Hi everyone, I have to cluster a large chunk of textual conversational business data to find relevant topics in it.

Since there is lot of abstract info in every text like phone, url, numbers, email, name, etc., I have done some basic NER using regex and spacy NER to tag such info and make the texts more generic and canonicalized.

But there are some things like product names, raw materials, brand/model, company, etc. which couldn't be tagged. Also, the accuracy of regex and spacy NER isn't high enough.

Can anyone suggest a good python NER library, which is accurate and fast enough, preferably has pre-trained models and can tag diverse fields.

Thanks.

4

Comments

You must log in or register to comment.

stu1011 t1_j3bp0om wrote

If spaCy’s NER isn’t picking up what you need, you’ll probably need to look into creating your own annotations and fine tuning a model or training a custom model. It isn’t too hard using BIO/BILOU tags. Things like “raw materials” and particularly niche models and brands are unlikely to be picked up by off the shelf solutions.

4

Just_CurioussSss t1_j3c8yom wrote

One option is Stanford NER, which is a named entity recognition tool developed by Stanford University.
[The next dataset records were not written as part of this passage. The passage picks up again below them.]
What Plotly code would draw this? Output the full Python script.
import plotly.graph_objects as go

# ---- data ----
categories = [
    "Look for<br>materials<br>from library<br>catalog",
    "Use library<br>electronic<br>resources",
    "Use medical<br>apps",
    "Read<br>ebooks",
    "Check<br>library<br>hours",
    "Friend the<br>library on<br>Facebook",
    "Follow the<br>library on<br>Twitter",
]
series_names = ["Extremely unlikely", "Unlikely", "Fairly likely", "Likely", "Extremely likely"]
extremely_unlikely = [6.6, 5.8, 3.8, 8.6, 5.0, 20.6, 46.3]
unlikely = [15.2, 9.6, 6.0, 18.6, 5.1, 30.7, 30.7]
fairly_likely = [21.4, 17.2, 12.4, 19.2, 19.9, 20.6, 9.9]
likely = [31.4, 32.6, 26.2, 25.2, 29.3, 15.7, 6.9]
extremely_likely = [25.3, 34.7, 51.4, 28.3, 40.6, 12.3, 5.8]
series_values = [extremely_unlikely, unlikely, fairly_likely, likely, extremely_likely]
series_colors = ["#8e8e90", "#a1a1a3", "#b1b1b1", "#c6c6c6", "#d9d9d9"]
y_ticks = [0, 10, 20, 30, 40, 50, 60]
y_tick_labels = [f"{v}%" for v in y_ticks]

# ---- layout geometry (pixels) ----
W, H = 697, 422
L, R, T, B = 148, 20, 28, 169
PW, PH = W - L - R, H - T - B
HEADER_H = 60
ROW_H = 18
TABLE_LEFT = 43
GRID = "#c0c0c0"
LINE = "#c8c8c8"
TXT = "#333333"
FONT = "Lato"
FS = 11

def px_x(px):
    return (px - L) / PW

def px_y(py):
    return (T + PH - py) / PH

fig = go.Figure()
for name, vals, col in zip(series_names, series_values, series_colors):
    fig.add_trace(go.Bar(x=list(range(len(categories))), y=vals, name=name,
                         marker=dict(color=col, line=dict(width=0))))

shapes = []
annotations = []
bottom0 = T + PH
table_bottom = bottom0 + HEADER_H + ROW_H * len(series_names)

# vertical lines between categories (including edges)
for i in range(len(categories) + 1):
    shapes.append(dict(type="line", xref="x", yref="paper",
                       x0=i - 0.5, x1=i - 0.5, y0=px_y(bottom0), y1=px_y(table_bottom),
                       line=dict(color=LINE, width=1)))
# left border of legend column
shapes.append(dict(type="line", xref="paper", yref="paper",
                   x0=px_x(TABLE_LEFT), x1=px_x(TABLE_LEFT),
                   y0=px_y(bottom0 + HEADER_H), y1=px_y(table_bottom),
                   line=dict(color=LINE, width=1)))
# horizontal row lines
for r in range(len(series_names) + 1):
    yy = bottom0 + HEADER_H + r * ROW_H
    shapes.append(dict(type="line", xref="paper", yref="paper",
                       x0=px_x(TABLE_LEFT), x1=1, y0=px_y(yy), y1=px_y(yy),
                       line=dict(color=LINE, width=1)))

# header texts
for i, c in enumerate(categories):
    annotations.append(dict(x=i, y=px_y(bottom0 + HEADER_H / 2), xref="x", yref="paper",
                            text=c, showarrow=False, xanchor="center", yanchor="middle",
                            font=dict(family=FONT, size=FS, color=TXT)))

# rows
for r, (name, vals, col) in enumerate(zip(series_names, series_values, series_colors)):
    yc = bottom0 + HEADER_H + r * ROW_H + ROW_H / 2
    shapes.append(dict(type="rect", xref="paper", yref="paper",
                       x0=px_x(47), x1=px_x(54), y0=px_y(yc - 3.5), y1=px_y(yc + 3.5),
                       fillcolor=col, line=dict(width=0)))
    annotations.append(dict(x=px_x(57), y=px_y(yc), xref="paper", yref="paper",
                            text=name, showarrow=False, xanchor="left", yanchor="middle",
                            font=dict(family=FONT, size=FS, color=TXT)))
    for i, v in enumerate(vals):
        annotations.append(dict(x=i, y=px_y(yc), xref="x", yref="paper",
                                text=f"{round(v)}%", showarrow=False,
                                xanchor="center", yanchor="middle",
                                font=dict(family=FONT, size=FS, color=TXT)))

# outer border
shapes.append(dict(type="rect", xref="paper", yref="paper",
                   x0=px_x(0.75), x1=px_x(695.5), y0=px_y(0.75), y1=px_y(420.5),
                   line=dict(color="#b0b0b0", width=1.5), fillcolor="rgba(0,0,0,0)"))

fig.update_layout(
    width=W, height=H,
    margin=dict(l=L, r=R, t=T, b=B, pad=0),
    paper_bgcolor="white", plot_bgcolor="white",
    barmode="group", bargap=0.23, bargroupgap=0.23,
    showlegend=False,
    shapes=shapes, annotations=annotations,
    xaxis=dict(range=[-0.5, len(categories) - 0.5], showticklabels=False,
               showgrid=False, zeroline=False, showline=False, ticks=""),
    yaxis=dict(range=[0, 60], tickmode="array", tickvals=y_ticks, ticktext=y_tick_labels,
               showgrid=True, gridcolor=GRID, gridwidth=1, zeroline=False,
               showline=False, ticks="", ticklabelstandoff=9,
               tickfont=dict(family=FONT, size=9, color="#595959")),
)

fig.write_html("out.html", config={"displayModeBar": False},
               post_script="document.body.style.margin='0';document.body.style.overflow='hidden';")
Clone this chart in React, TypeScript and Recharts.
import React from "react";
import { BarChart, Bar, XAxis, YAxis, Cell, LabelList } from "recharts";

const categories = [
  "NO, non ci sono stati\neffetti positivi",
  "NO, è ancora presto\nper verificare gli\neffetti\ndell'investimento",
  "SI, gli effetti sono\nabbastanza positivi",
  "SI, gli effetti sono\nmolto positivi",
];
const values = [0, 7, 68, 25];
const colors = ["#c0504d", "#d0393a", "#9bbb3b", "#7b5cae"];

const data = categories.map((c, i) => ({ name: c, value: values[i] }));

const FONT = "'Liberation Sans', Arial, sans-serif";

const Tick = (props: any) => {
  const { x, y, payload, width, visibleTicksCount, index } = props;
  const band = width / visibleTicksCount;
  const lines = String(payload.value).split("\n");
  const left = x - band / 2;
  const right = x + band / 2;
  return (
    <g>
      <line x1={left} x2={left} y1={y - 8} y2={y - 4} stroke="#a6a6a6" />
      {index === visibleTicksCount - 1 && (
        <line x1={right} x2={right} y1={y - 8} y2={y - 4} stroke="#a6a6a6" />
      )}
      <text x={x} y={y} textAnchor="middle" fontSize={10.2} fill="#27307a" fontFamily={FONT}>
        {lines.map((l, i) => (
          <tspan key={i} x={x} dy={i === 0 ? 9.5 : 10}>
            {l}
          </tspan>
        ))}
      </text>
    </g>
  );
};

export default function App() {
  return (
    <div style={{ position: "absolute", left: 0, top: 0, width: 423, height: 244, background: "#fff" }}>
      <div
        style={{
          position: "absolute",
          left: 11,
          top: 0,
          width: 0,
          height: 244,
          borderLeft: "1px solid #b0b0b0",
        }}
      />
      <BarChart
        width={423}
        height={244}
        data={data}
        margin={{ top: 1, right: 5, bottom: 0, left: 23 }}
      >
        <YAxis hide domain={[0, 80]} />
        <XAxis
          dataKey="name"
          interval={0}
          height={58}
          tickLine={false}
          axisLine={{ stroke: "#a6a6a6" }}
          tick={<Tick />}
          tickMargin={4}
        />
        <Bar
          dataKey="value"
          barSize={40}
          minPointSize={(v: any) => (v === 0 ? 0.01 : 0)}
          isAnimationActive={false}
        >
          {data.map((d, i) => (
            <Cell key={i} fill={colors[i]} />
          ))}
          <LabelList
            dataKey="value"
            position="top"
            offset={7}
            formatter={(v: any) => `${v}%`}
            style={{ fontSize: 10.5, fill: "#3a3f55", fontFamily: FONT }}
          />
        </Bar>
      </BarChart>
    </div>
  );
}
It uses a CRF (conditional random field) model trained on a large dataset of named entities, and it's relatively fast and accurate. Stanford NER also has pre-trained models available for various languages, so you could use one of these models or train your own model on a custom dataset.
Another option is spaCy, which is a popular natural language processing (NLP) library for Python. spaCy includes a named entity recognition component that uses a convolutional neural network (CNN) to identify named entities in text. It's generally quite accurate and fast, and it has pre-trained models available for various languages. spaCy also provides tools for training custom models on your own dataset, if you have specific named entities that you'd like the model to recognize.
Finally, you might also consider using the Google Cloud Natural Language API, which is a cloud-based NER service provided by Google. The API uses a machine learning model to identify named entities in text, and it's generally quite accurate and fast. It has pre-trained models available for various languages, and it provides tools for training custom models on your own dataset.

1

Anjum48 t1_j3lgduo wrote

Are you using the "en_core_web_trf" model in Spacy which is based on the roberta-base transformer model?

If that model is still not accurate enough, you may need to look into using the Hugging Face transformers library and try some more recent transformer models, e.g. deberta

2